Denis Shuturin, another expelled diplomat, served as the attaché of the representation. Originally from Latvia, he relocated to St. Petersburg, completing his education at the Naval Radioelectronics Institute. Later, he pursued further studies at the Military Academy of the General Staff of Russia, a training ground for future military intelligence officers. During Shuturin’s studies, his family resided in a Moscow dormitory linked to the Main Intelligence Directorate of Russia.

Denis Shuturin. Photo: the Dossier Center.

Former Hungarian counterintelligence officer Ferenc Katrein informed VSquare that the organized transfer of tasks and management of informants is a typical approach for Russian intelligence. This involves a covert “goodbye-welcome meeting” where the departing diplomat introduces the informant as their new handler officer to the incoming diplomat.

“Sometimes, these meetings take place in third countries for safety reasons,” Katrein added.

Belgian national security sources reveal that Russian mission diplomats to the EU seldom visit their official workplace on Regentlaan. Instead, they frequently go to the Russian Embassy in Uccle, the technological and operational headquarters for Russian intelligence.

The consular section of the Russian embassy in Uccle is veiled in secrecy. Photo: Belga

According to MEPs interviewed, the European Union and its branches have failed to prevent the Russian intelligence threat in Brussels. 

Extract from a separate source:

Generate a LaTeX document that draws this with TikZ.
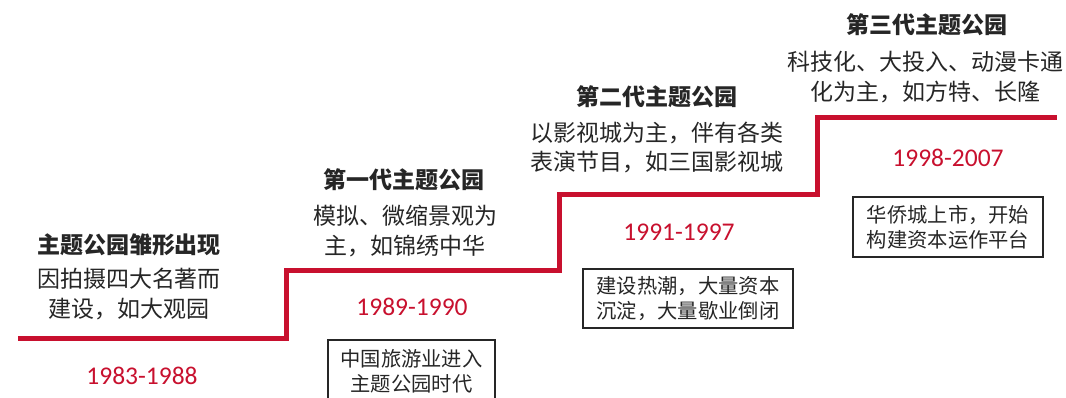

“It is shocking that [Logvinov] has not yet been kicked out. If the Belgian intelligence authorities requested his expulsion, I would be very interested to know why the EEAS has not acted. I hope that, following this revelation, the European Parliament will investigate this case and demand that the EEAS act,” Slovak MEP Martin Hojsik said.

Petras Auštrevičius highlighted that the Russian diplomat is visibly active these days. 

“I understand that he has been given the task of working with the Russian diaspora here in Brussels, as well as throughout Belgium. He is often mentioned as having done something,” the Lithuanian MEP added.

Lithuanian MEP Petras Auštrevičius. Photo: greekcitytimes.com

Swedish MEP Tomas Tobé calls on the Belgian authorities to conduct an investigation and deems the current situation unacceptable.

“It’s no secret that there is a lot of talk about Brussels as the ‘spy capital,’ so unfortunately, this is a reality that we have to deal with,” he added.